Aansluiting batterijcommunicatie

1

Aansluitklem X601

2

Aansluitklem communicatiekabel batterij (afhankelijk van batterijsysteem)

3

Afdichtring met wartelmoer

4

Batterij

GEVAAR

danger

Levensgevaar door elektrische schok en elektrische ontlading!

Tijdens de werking staan er hoge spanningen op de onderdelen en kabels in het product die onder spanning staan. Het aanraken van onderdelen of kabels die onder spanning staan, kan leiden tot de dood of levensgevaarlijke verwondingen door elektrische schokken.

  • Schakel de omvormer en batterij spanningsvrij. Neem daarbij de aanwijzingen in de gebruiksaanwijzing van de batterijfabrikant in acht.

INFO

Info

Voor de communicatiekabel gelden minimaal de volgende vereisten. Precieze gegevens vindt u in de gebruiksaanwijzing van de batterijfabrikant.

Draaddoorsnede 0,2 - 1,5 mm2

Buitendiameter 5 - 10 mm

Lengte max. 30 m

Striplengte 8 mm

Twisted pair (bijv. Cat.5e of beter)

  1. Zet de DC-schakelaar van de omvormer op Off.
  2. Schakel de batterij spanningsvrij.
  3. Schakel de omvormer spanningsvrij en beveilig deze tegen opnieuw inschakelen.
  4. Steek de communicatiekabel van de batterij in de omvormer.
  5. Dicht af met de afdichtring en wartelmoer.
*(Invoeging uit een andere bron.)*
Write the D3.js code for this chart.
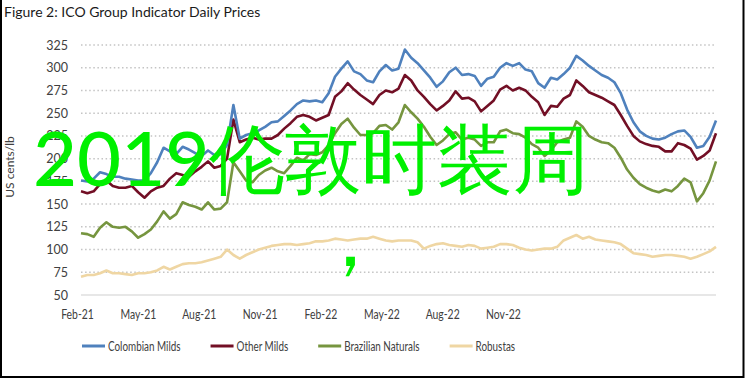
<!DOCTYPE html>
<html>
<head>
<meta charset="utf-8">
<script src="https://cdn.jsdelivr.net/npm/d3@7"></script>
<style>
  body { margin: 0; background: #fff; }
  text { font-family: Lato, "Open Sans", sans-serif; }
</style>
</head>
<body>
<div id="chart"></div>
<script>
// values, one reading per step along the x axis
var xLabels = ["Feb-21", "May-21", "Aug-21", "Nov-21", "Feb-22", "May-22", "Aug-22", "Nov-22"];
var yTicks = [50, 75, 100, 125, 150, 175, 200, 225, 250, 275, 300, 325];
var seriesNames = ["Colombian Milds", "Other Milds", "Brazilian Naturals", "Robustas"];

var colombianMilds = [176, 175, 178, 185, 183, 180, 180, 178, 177, 176,
  176, 184, 196, 212, 208, 205, 213, 210, 206, 203,
  209, 204, 205, 215, 259, 222, 226, 228, 231, 235,
  240, 241, 247, 253, 260, 264, 263, 264, 262, 272,
  290, 299, 307, 296, 293, 286, 284, 296, 303, 297,
  299, 320, 311, 305, 297, 289, 279, 285, 295, 300,
  292, 293, 291, 280, 288, 290, 300, 305, 302, 305,
  298, 296, 283, 278, 289, 287, 293, 300, 313, 308,
  302, 297, 292, 289, 284, 272, 254, 240, 230, 225,
  222, 221, 223, 227, 230, 231, 224, 212, 214, 224, 242];

var otherMilds = [164, 162, 164, 172, 176, 170, 168, 168, 170, 163,
  157, 164, 168, 170, 178, 184, 182, 180, 186, 191,
  197, 190, 192, 200, 243, 218, 221, 223, 221, 222,
  222, 226, 233, 239, 246, 248, 246, 242, 245, 248,
  268, 274, 283, 276, 270, 265, 260, 270, 275, 273,
  277, 292, 286, 275, 268, 260, 253, 258, 264, 274,
  266, 267, 263, 252, 258, 264, 276, 280, 275, 278,
  275, 268, 262, 248, 258, 257, 266, 270, 286, 280,
  273, 270, 267, 263, 259, 248, 236, 225, 219, 216,
  214, 213, 208, 208, 217, 215, 211, 199, 203, 209, 228];

var brazilianNaturals = [118, 117, 114, 124, 130, 125, 124, 125, 120, 113,
  117, 122, 131, 142, 134, 139, 152, 149, 147, 144,
  152, 144, 145, 152, 196, 186, 176, 174, 182, 187,
  190, 186, 184, 192, 201, 198, 205, 204, 207, 215,
  228, 238, 244, 234, 226, 226, 228, 236, 237, 232,
  240, 259, 251, 244, 235, 224, 215, 220, 227, 229,
  221, 223, 221, 214, 218, 218, 230, 232, 228, 227,
  223, 216, 212, 203, 209, 218, 221, 223, 241, 235,
  225, 221, 218, 217, 212, 201, 188, 179, 172, 168,
  165, 163, 166, 164, 170, 178, 174, 153, 162, 176, 197];

var robustas = [70, 72, 72, 74, 77, 74, 74, 73, 72, 74,
  74, 75, 77, 81, 78, 81, 84, 85, 85, 86,
  88, 90, 92, 100, 94, 90, 94, 97, 100, 102,
  104, 105, 106, 106, 105, 106, 107, 109, 109, 110,
  112, 111, 110, 111, 112, 112, 114, 112, 110, 109,
  110, 110, 110, 108, 101, 104, 106, 107, 105, 104,
  103, 105, 104, 101, 102, 103, 106, 106, 105, 102,
  100, 99, 100, 101, 101, 103, 110, 113, 116, 112,
  114, 111, 110, 109, 108, 106, 101, 96, 95, 94,
  92, 93, 94, 94, 93, 92, 90, 92, 95, 98, 103];

var colors = ["#4f81bd", "#720f25", "#76953f", "#efd6a3"];
var allSeries = [colombianMilds, otherMilds, brazilianNaturals, robustas];

var svgWidth = 745;
var svgHeight = 378;
var squeeze = 0.76; // the original face is a narrow one, Lato is squeezed to fit

var svg = d3.select("#chart")
  .append("svg")
  .attr("width", svgWidth)
  .attr("height", svgHeight);

// frame
svg.append("path")
  .attr("d", "M1,0 V377 H743.5 V0")
  .attr("fill", "none")
  .attr("stroke", "#000")
  .attr("stroke-width", 2);

svg.append("text")
  .attr("x", 4)
  .attr("y", 17)
  .attr("font-size", 14)
  .attr("fill", "#1a1a1a")
  .text("Figure 2: ICO Group Indicator Daily Prices");

var x = d3.scaleLinear()
  .domain([0, colombianMilds.length - 1])
  .range([81, 716]);

var y = d3.scaleLinear()
  .domain([50, 325])
  .range([295, 45]);

var xLab = d3.scalePoint()
  .domain(xLabels)
  .range([77, 503]);

// dotted gridlines
svg.append("g")
  .selectAll("line")
  .data(yTicks.slice(1))
  .enter()
  .append("line")
  .attr("x1", 81)
  .attr("x2", 716)
  .attr("y1", d => y(d))
  .attr("y2", d => y(d))
  .attr("stroke", "#c4c4c4")
  .attr("stroke-width", 1.5)
  .attr("stroke-dasharray", "1.5,2.6");

svg.append("line")
  .attr("x1", 81)
  .attr("x2", 716)
  .attr("y1", y(50))
  .attr("y2", y(50))
  .attr("stroke", "#d0d0d0")
  .attr("stroke-width", 1.2);

var yAxis = svg.append("g")
  .attr("transform", "translate(81,0)")
  .call(d3.axisLeft(y).tickValues(yTicks).tickSize(0).tickPadding(13));
yAxis.select(".domain").remove();
yAxis.selectAll("text")
  .attr("font-size", 12.5)
  .attr("fill", "#404040");

var xAxis = svg.append("g")
  .attr("transform", `translate(0,${y(50)})`)
  .call(d3.axisBottom(xLab).tickSize(0).tickPadding(15));
xAxis.select(".domain").remove();
xAxis.selectAll("text")
  .attr("font-size", 13)
  .attr("font-family", "Lato, sans-serif")
  .attr("fill", "#404040")
  .attr("transform", "scale(0.8,1)");

svg.append("text")
  .attr("transform", "translate(14,167) rotate(-90)")
  .attr("text-anchor", "middle")
  .attr("font-size", 12)
  .attr("fill", "#404040")
  .text("US cents/lb");

var line = d3.line()
  .x((d, i) => x(i))
  .y(d => y(d));

// draw back to front so the blue sits on top
svg.append("g")
  .selectAll("path")
  .data(allSeries.slice().reverse())
  .enter()
  .append("path")
  .attr("d", d => line(d))
  .attr("fill", "none")
  .attr("stroke", (d, i) => colors[colors.length - 1 - i])
  .attr("stroke-width", 2.6)
  .attr("stroke-linejoin", "round");

// legend, laid out left to right
var legend = svg.append("g").attr("transform", "translate(0,346)");
var lx = 82;
seriesNames.forEach(function(name, i) {
  legend.append("line")
    .attr("x1", lx)
    .attr("x2", lx + 23)
    .attr("stroke", colors[i])
    .attr("stroke-width", 3);
  var t = legend.append("text")
    .attr("transform", `translate(${lx + 26},4.5) scale(${squeeze},1)`)
    .attr("font-size", 13)
    .attr("fill", "#404040")
    .text(name);
  lx += 26 + t.node().getComputedTextLength() * squeeze + 30;
});

// overlay text
svg.append("text")
  .attr("x", 33)
  .attr("y", 186)
  .attr("font-family", "'Noto Sans CJK SC', sans-serif")
  .attr("font-weight", 500)
  .attr("font-size", 76)
  .attr("fill", "#00f000")
  .text("2019伦敦时装周");

svg.append("text")
  .attr("x", 310)
  .attr("y", 266)
  .attr("font-family", "'Noto Sans CJK SC', sans-serif")
  .attr("font-weight", 500)
  .attr("font-size", 80)
  .attr("fill", "#00f000")
  .text("，");
</script>
</body>
</html>
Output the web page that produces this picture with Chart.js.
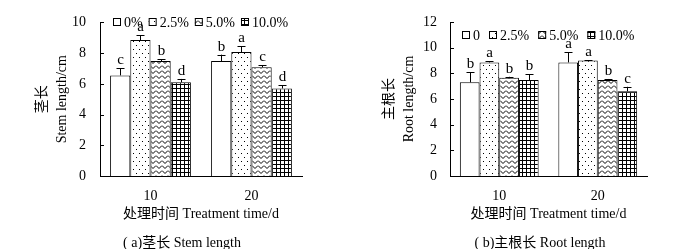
<!DOCTYPE html>
<html lang="zh">
<head>
<meta charset="UTF-8">
<title>茎长与主根长</title>
<script src="https://cdn.jsdelivr.net/npm/chart.js"></script>
<style>
  body { margin: 0; background: #fff; width: 676px; height: 249px; overflow: hidden; position: relative; }
  .panel { position: absolute; top: 0; width: 338px; height: 249px; }
  .caption { position: absolute; top: 231px; width: 200px; text-align: center;
             font: 14px "Liberation Serif", "Noto Sans CJK SC", serif; color: #000; white-space: nowrap; }
</style>
</head>
<body>
<div class="panel" style="left:0">
  <canvas id="stemChart" width="338" height="249"></canvas>
  <div class="caption" style="left:82px">( a)茎长 Stem length</div>
</div>
<div class="panel" style="left:338px">
  <canvas id="rootChart" width="338" height="249"></canvas>
  <div class="caption" style="left:102px">( b)主根长 Root length</div>
</div>
<script>
// treatment time (days)
const categories = ["10", "20"];

// stem length, cm
const stemLabels = ["0%", "2.5%", "5.0%", "10.0%"];
const stem0 = [6.55, 7.48];
const stem25 = [8.85, 8.07];
const stem50 = [7.48, 7.08];
const stem100 = [6.1, 5.7];
const stemErr0 = [0.45, 0.42];
const stemErr25 = [0.3, 0.37];
const stemErr50 = [0.12, 0.14];
const stemErr100 = [0.22, 0.2];
const stemSig0 = ["c", "b"];
const stemSig25 = ["a", "a"];
const stemSig50 = ["b", "c"];
const stemSig100 = ["d", "d"];

// root length, cm
const rootLabels = ["0", "2.5%", "5.0%", "10.0%"];
const root0 = [7.3, 8.85];
const root25 = [8.85, 9.0];
const root50 = [7.65, 7.48];
const root100 = [7.48, 6.6];
const rootErr0 = [0.8, 0.78];
const rootErr25 = [0.08, 0.03];
const rootErr50 = [0.08, 0.08];
const rootErr100 = [0.45, 0.35];
const rootSig0 = ["b", "a"];
const rootSig25 = ["a", "a"];
const rootSig50 = ["b", "b"];
const rootSig100 = ["b", "c"];

const FONT = "'Liberation Serif', 'Noto Sans CJK SC', serif";

function makePattern(kind) {
  const c = document.createElement("canvas");
  const g = c.getContext("2d");
  if (kind === "dots") {
    c.width = 6; c.height = 8;
    g.fillStyle = "#fff"; g.fillRect(0, 0, 6, 8);
    g.fillStyle = "#000";
    g.fillRect(1, 1, 1, 1);
    g.fillRect(4, 5, 1, 1);
  } else if (kind === "zigzag") {
    c.width = 6; c.height = 5;
    g.fillStyle = "#fff"; g.fillRect(0, 0, 6, 5);
    g.strokeStyle = "#000"; g.lineWidth = 1;
    g.beginPath();
    g.moveTo(0, 0.5); g.lineTo(3, 3.5); g.lineTo(6, 0.5);
    g.stroke();
  } else if (kind === "grid") {
    c.width = 4; c.height = 4;
    g.fillStyle = "#fff"; g.fillRect(0, 0, 4, 4);
    g.fillStyle = "#000";
    g.fillRect(0, 0, 4, 1);
    g.fillRect(0, 0, 1, 4);
  } else {
    c.width = 2; c.height = 2;
    g.fillStyle = "#fff"; g.fillRect(0, 0, 2, 2);
  }
  return g.createPattern(c, "repeat");
}

const fills = [makePattern("plain"), makePattern("dots"), makePattern("zigzag"), makePattern("grid")];

// upper error bars, significance letters, inward ticks and legend
const extrasPlugin = {
  id: "extras",
  afterDatasetsDraw(chart, args, opts) {
    const ctx = chart.ctx;
    const y = chart.scales.y;
    ctx.save();
    ctx.strokeStyle = "#000";
    ctx.fillStyle = "#000";
    ctx.lineWidth = 1;
    chart.data.datasets.forEach((ds, di) => {
      chart.getDatasetMeta(di).data.forEach((bar, i) => {
        const top = y.getPixelForValue(ds.data[i] + ds.err[i]);
        const x = Math.round(bar.x) + 0.5;
        ctx.beginPath();
        ctx.moveTo(x, bar.y);
        ctx.lineTo(x, top);
        ctx.moveTo(x - 4, Math.round(top) + 0.5);
        ctx.lineTo(x + 4, Math.round(top) + 0.5);
        ctx.stroke();
        ctx.font = "15px " + FONT;
        ctx.textAlign = "center";
        ctx.textBaseline = "alphabetic";
        ctx.fillText(ds.sig[i], x, top - 4);
      });
    });
    // inward ticks on y axis
    const area = chart.chartArea;
    y.ticks.forEach(t => {
      const py = Math.round(y.getPixelForValue(t.value)) + 0.5;
      ctx.beginPath();
      ctx.moveTo(area.left, py);
      ctx.lineTo(area.left + 4, py);
      ctx.stroke();
    });
    // legend inside plot
    ctx.font = "14px " + FONT;
    ctx.textAlign = "left";
    ctx.textBaseline = "middle";
    let lx = opts.x;
    chart.data.datasets.forEach(ds => {
      ctx.fillStyle = ds.backgroundColor;
      ctx.fillRect(lx, opts.y - 4, 8, 8);
      ctx.strokeRect(lx + 0.5, opts.y - 3.5, 7, 7);
      ctx.fillStyle = "#000";
      ctx.fillText(ds.label, lx + 11, opts.y + 1);
      lx += 11 + ctx.measureText(ds.label).width + opts.gap;
    });
    ctx.restore();
  }
};

function buildDatasets(labels, values, errs, sigs) {
  return labels.map((lab, k) => ({
    label: lab,
    data: values[k],
    err: errs[k],
    sig: sigs[k],
    backgroundColor: fills[k],
    borderColor: "#000",
    borderWidth: 1,
    categoryPercentage: 0.8,
    barPercentage: 1.0
  }));
}

function makeChart(id, datasets, cfg) {
  return new Chart(document.getElementById(id), {
    type: "bar",
    data: { labels: categories, datasets: datasets },
    plugins: [extrasPlugin],
    options: {
      responsive: false,
      animation: false,
      layout: { padding: { left: 0, right: cfg.padRight, top: 22, bottom: 23 } },
      plugins: {
        legend: { display: false },
        tooltip: { enabled: false },
        extras: { x: cfg.legendX, y: cfg.legendY, gap: cfg.legendGap }
      },
      scales: {
        x: {
          grid: { display: false, drawTicks: false },
          border: { color: "#000", width: 1 },
          ticks: { color: "#000", padding: 12, font: { family: FONT, size: 14 } },
          title: {
            display: true,
            text: "处理时间 Treatment time/d",
            color: "#000",
            font: { family: FONT, size: 14 },
            padding: { top: 0, bottom: 3 }
          },
          afterFit: s => { s.height = 50; }
        },
        y: {
          min: 0,
          max: cfg.yMax,
          grid: { display: false, drawTicks: false },
          border: { color: "#000", width: 1 },
          ticks: { stepSize: 2, color: "#000", padding: cfg.tickPad, font: { family: FONT, size: 14 } },
          title: {
            display: true,
            text: cfg.yTitle,
            color: "#000",
            font: { family: FONT, size: 14, lineHeight: 1.4 },
            padding: { top: cfg.titlePad, bottom: 0 }
          },
          afterFit: s => { s.width = cfg.axisLeft; }
        }
      }
    }
  });
}

makeChart("stemChart",
  buildDatasets(stemLabels,
    [stem0, stem25, stem50, stem100],
    [stemErr0, stemErr25, stemErr50, stemErr100],
    [stemSig0, stemSig25, stemSig50, stemSig100]),
  { yMax: 10, yTitle: ["茎长", "Stem length/cm"], axisLeft: 100, padRight: 36,
    tickPad: 14, titlePad: 33, legendX: 113, legendY: 22, legendGap: 6 });

makeChart("rootChart",
  buildDatasets(rootLabels,
    [root0, root25, root50, root100],
    [rootErr0, rootErr25, rootErr50, rootErr100],
    [rootSig0, rootSig25, rootSig50, rootSig100]),
  { yMax: 12, yTitle: ["主根长", "Root length/cm"], axisLeft: 112, padRight: 29,
    tickPad: 13, titlePad: 42, legendX: 124, legendY: 35, legendGap: 9 });
</script>
</body>
</html>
Draai de wartelmoer met het opgegeven aanhaalmoment vast. Aanhaalmoment: 8 Nm (M25).
  6. Sluit de communicatiekabel aan op de communicatie-interface van het Smart Communication Board.
  7. Sluit in de batterij de communicatiekabel aan op het batterijmanagementsysteem. Lees hiervoor de gebruiksaanwijzing van de batterijfabrikant door.
  8. Om communicatiefouten tussen de batterij en de omvormer te voorkomen, moeten beide apparaten via een aardpotentiaal worden aangesloten.
  1. De communicatiekabel is aangesloten.